Exactly retype the lines of the material from its first line to the line with "const groupMeanY = [17.5, -1.1];", including both.

#### Data provided ####

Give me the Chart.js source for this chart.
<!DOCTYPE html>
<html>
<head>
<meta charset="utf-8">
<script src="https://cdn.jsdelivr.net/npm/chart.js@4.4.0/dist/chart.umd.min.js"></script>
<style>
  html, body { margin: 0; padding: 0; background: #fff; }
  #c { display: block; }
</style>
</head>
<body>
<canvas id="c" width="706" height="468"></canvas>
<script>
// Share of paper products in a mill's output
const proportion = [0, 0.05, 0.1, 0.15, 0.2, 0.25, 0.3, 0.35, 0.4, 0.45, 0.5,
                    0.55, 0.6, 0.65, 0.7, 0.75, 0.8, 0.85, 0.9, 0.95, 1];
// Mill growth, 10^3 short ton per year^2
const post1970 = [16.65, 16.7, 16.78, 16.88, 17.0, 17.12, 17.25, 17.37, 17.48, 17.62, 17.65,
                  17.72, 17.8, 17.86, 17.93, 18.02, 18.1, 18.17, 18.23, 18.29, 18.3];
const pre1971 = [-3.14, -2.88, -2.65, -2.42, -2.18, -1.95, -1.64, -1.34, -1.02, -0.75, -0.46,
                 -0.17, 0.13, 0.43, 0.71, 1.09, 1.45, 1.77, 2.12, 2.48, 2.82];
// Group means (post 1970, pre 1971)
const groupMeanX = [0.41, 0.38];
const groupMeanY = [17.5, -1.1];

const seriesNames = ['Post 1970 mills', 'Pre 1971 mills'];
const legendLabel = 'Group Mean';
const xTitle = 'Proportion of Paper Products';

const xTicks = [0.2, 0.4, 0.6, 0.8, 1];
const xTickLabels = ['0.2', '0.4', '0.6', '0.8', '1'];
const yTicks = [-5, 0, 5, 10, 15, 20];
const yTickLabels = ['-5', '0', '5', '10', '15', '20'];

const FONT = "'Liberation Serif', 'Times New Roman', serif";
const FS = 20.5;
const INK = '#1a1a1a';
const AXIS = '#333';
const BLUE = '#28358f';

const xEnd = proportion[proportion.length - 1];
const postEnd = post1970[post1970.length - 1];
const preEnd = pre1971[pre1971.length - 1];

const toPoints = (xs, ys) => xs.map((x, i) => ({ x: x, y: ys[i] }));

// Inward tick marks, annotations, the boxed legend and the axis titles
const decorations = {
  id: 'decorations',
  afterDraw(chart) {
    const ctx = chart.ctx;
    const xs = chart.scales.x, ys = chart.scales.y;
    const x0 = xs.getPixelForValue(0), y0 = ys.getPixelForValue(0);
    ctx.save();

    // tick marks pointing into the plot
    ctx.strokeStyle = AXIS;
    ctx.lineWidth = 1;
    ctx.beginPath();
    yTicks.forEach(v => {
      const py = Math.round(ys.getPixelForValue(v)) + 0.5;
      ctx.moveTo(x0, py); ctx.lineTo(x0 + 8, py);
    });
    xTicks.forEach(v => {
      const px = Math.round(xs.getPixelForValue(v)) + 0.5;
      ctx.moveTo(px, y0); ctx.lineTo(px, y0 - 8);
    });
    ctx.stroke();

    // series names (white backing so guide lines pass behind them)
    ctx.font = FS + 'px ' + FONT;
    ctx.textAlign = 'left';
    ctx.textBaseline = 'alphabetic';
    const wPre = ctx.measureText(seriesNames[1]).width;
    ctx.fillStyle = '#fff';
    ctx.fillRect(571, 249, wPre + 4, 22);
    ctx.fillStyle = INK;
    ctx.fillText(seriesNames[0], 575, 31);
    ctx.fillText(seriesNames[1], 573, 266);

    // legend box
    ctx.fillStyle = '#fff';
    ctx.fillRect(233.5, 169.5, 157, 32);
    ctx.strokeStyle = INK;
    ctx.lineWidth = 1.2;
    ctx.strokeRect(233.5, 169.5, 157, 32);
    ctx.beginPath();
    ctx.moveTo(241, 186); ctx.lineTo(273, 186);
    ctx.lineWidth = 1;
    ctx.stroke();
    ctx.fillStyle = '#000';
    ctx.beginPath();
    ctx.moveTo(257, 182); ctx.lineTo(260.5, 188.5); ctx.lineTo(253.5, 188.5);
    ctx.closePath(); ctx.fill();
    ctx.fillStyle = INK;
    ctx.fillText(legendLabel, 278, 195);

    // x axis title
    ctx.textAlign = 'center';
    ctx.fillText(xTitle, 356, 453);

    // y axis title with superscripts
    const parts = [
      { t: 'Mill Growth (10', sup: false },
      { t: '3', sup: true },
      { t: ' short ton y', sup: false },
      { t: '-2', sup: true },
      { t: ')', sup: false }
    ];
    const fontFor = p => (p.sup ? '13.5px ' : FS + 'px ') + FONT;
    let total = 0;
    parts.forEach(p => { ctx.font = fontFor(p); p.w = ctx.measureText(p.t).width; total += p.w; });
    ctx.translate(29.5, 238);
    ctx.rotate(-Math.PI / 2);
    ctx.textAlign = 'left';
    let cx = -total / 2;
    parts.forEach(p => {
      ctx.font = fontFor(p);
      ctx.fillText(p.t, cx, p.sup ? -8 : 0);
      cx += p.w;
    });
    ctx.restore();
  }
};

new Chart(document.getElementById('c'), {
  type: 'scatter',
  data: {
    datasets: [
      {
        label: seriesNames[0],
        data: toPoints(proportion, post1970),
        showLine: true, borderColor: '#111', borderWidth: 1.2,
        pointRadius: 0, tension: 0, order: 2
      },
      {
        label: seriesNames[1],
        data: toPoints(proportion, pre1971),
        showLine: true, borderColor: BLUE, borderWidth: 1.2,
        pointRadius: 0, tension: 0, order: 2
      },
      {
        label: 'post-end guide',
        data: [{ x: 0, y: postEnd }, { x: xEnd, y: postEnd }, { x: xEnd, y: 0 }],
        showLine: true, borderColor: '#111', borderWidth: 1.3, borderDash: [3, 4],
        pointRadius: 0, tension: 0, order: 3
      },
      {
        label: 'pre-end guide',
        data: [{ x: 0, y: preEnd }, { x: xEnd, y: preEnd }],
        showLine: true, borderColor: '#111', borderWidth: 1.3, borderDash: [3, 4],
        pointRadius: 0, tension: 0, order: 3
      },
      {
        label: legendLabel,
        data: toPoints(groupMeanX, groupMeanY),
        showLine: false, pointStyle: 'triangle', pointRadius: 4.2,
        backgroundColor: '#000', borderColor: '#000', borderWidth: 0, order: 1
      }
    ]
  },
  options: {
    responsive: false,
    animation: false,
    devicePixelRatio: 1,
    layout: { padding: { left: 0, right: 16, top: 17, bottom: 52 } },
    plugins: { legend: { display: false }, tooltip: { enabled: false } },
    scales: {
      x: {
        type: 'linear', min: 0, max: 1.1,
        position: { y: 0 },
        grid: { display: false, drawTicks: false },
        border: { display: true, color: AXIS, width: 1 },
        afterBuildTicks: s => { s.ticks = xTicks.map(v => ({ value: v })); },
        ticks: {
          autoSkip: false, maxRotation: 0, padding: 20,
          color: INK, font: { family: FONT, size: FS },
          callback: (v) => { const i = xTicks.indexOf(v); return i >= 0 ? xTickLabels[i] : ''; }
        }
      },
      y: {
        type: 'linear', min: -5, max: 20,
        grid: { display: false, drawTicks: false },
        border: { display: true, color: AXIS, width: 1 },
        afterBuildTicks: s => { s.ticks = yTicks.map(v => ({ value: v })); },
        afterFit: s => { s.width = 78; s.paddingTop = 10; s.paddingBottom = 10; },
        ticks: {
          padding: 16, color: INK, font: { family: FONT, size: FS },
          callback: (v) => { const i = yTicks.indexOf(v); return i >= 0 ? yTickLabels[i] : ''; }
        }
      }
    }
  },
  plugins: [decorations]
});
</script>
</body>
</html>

####

Task response
Give me the Chart.js source for this chart.
<!DOCTYPE html>
<html>
<head>
<meta charset="utf-8">
<script src="https://cdn.jsdelivr.net/npm/chart.js@4.4.0/dist/chart.umd.min.js"></script>
<style>
  html, body { margin: 0; padding: 0; background: #fff; }
  #c { display: block; }
</style>
</head>
<body>
<canvas id="c" width="706" height="468"></canvas>
<script>
// Share of paper products in a mill's output
const proportion = [0, 0.05, 0.1, 0.15, 0.2, 0.25, 0.3, 0.35, 0.4, 0.45, 0.5,
                    0.55, 0.6, 0.65, 0.7, 0.75, 0.8, 0.85, 0.9, 0.95, 1];
// Mill growth, 10^3 short ton per year^2
const post1970 = [16.65, 16.7, 16.78, 16.88, 17.0, 17.12, 17.25, 17.37, 17.48, 17.62, 17.65,
                  17.72, 17.8, 17.86, 17.93, 18.02, 18.1, 18.17, 18.23, 18.29, 18.3];
const pre1971 = [-3.14, -2.88, -2.65, -2.42, -2.18, -1.95, -1.64, -1.34, -1.02, -0.75, -0.46,
                 -0.17, 0.13, 0.43, 0.71, 1.09, 1.45, 1.77, 2.12, 2.48, 2.82];
// Group means (post 1970, pre 1971)
const groupMeanX = [0.41, 0.38];
const groupMeanY = [17.5, -1.1];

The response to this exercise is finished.